═════ Source data

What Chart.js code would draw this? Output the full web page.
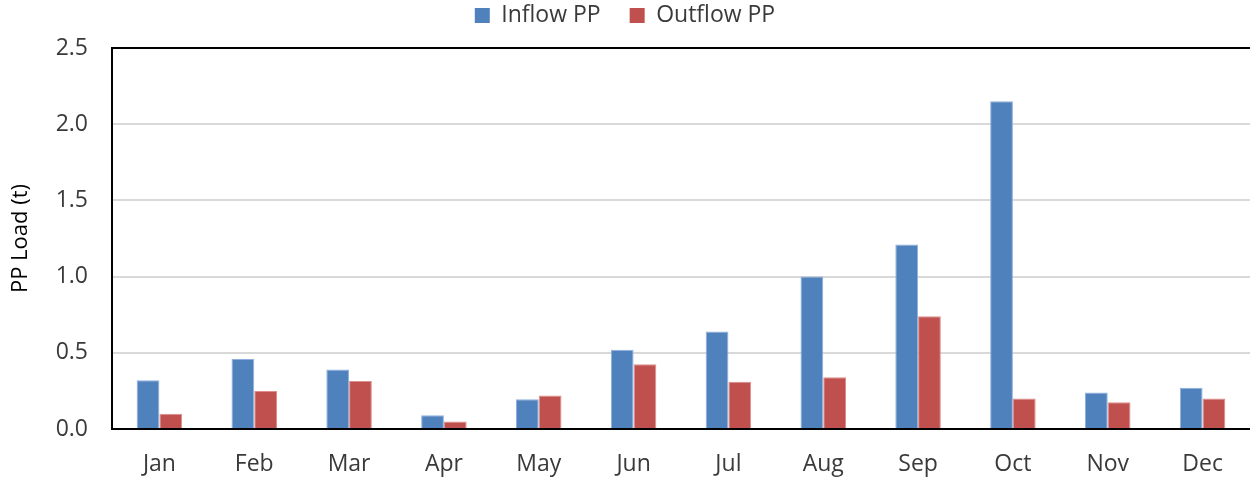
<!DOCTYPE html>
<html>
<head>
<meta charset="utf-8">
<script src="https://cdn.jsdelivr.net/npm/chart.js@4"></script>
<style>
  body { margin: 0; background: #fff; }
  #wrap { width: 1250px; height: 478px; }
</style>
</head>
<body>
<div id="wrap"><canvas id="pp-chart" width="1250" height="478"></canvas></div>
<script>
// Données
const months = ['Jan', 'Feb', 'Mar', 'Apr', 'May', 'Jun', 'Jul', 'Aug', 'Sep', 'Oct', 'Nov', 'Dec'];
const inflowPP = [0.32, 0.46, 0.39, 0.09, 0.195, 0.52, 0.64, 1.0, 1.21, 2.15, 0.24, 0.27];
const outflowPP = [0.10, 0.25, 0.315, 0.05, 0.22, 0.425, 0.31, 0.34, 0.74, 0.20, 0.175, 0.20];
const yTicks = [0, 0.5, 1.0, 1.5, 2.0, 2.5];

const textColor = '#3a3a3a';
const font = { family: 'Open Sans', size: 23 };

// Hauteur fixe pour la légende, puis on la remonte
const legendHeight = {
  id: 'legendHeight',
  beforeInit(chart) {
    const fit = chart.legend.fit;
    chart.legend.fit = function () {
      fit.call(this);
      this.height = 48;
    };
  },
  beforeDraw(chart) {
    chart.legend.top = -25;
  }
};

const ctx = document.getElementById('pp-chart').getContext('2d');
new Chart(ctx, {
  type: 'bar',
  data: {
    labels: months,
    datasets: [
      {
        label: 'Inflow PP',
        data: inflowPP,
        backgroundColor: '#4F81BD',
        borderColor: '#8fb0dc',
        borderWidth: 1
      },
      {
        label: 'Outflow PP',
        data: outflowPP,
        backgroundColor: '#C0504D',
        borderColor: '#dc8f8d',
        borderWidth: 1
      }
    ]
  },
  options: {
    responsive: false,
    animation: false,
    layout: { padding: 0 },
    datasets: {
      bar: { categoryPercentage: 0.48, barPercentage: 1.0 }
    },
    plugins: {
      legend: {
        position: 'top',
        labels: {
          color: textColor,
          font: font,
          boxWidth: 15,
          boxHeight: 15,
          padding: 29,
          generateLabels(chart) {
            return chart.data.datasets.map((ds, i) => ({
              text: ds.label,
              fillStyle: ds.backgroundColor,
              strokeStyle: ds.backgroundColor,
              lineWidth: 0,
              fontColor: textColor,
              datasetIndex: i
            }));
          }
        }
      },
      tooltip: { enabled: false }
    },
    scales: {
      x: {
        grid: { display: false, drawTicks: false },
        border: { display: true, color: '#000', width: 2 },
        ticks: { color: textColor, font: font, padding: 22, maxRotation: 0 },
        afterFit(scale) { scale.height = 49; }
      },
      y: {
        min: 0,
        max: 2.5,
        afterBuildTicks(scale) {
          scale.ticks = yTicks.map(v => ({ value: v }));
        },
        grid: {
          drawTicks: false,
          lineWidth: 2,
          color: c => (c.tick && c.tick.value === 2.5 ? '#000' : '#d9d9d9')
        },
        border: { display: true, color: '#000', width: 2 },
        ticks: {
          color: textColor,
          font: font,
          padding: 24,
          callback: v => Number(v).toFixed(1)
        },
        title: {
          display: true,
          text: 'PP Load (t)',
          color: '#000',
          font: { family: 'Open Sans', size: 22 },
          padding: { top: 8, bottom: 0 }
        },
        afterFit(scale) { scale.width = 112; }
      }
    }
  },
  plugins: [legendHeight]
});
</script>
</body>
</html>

══════════

→ Task instructions: Reproduce the material above verbatim; omit every picture.

→ Expected output:
What Chart.js code would draw this? Output the full web page.
<!DOCTYPE html>
<html>
<head>
<meta charset="utf-8">
<script src="https://cdn.jsdelivr.net/npm/chart.js@4"></script>
<style>
  body { margin: 0; background: #fff; }
  #wrap { width: 1250px; height: 478px; }
</style>
</head>
<body>
<div id="wrap"><canvas id="pp-chart" width="1250" height="478"></canvas></div>
<script>
// Données
const months = ['Jan', 'Feb', 'Mar', 'Apr', 'May', 'Jun', 'Jul', 'Aug', 'Sep', 'Oct', 'Nov', 'Dec'];
const inflowPP = [0.32, 0.46, 0.39, 0.09, 0.195, 0.52, 0.64, 1.0, 1.21, 2.15, 0.24, 0.27];
const outflowPP = [0.10, 0.25, 0.315, 0.05, 0.22, 0.425, 0.31, 0.34, 0.74, 0.20, 0.175, 0.20];
const yTicks = [0, 0.5, 1.0, 1.5, 2.0, 2.5];

const textColor = '#3a3a3a';
const font = { family: 'Open Sans', size: 23 };

// Hauteur fixe pour la légende, puis on la remonte
const legendHeight = {
  id: 'legendHeight',
  beforeInit(chart) {
    const fit = chart.legend.fit;
    chart.legend.fit = function () {
      fit.call(this);
      this.height = 48;
    };
  },
  beforeDraw(chart) {
    chart.legend.top = -25;
  }
};

const ctx = document.getElementById('pp-chart').getContext('2d');
new Chart(ctx, {
  type: 'bar',
  data: {
    labels: months,
    datasets: [
      {
        label: 'Inflow PP',
        data: inflowPP,
        backgroundColor: '#4F81BD',
        borderColor: '#8fb0dc',
        borderWidth: 1
      },
      {
        label: 'Outflow PP',
        data: outflowPP,
        backgroundColor: '#C0504D',
        borderColor: '#dc8f8d',
        borderWidth: 1
      }
    ]
  },
  options: {
    responsive: false,
    animation: false,
    layout: { padding: 0 },
    datasets: {
      bar: { categoryPercentage: 0.48, barPercentage: 1.0 }
    },
    plugins: {
      legend: {
        position: 'top',
        labels: {
          color: textColor,
          font: font,
          boxWidth: 15,
          boxHeight: 15,
          padding: 29,
          generateLabels(chart) {
            return chart.data.datasets.map((ds, i) => ({
              text: ds.label,
              fillStyle: ds.backgroundColor,
              strokeStyle: ds.backgroundColor,
              lineWidth: 0,
              fontColor: textColor,
              datasetIndex: i
            }));
          }
        }
      },
      tooltip: { enabled: false }
    },
    scales: {
      x: {
        grid: { display: false, drawTicks: false },
        border: { display: true, color: '#000', width: 2 },
        ticks: { color: textColor, font: font, padding: 22, maxRotation: 0 },
        afterFit(scale) { scale.height = 49; }
      },
      y: {
        min: 0,
        max: 2.5,
        afterBuildTicks(scale) {
          scale.ticks = yTicks.map(v => ({ value: v }));
        },
        grid: {
          drawTicks: false,
          lineWidth: 2,
          color: c => (c.tick && c.tick.value === 2.5 ? '#000' : '#d9d9d9')
        },
        border: { display: true, color: '#000', width: 2 },
        ticks: {
          color: textColor,
          font: font,
          padding: 24,
          callback: v => Number(v).toFixed(1)
        },
        title: {
          display: true,
          text: 'PP Load (t)',
          color: '#000',
          font: { family: 'Open Sans', size: 22 },
          padding: { top: 8, bottom: 0 }
        },
        afterFit(scale) { scale.width = 112; }
      }
    }
  },
  plugins: [legendHeight]
});
</script>
</body>
</html>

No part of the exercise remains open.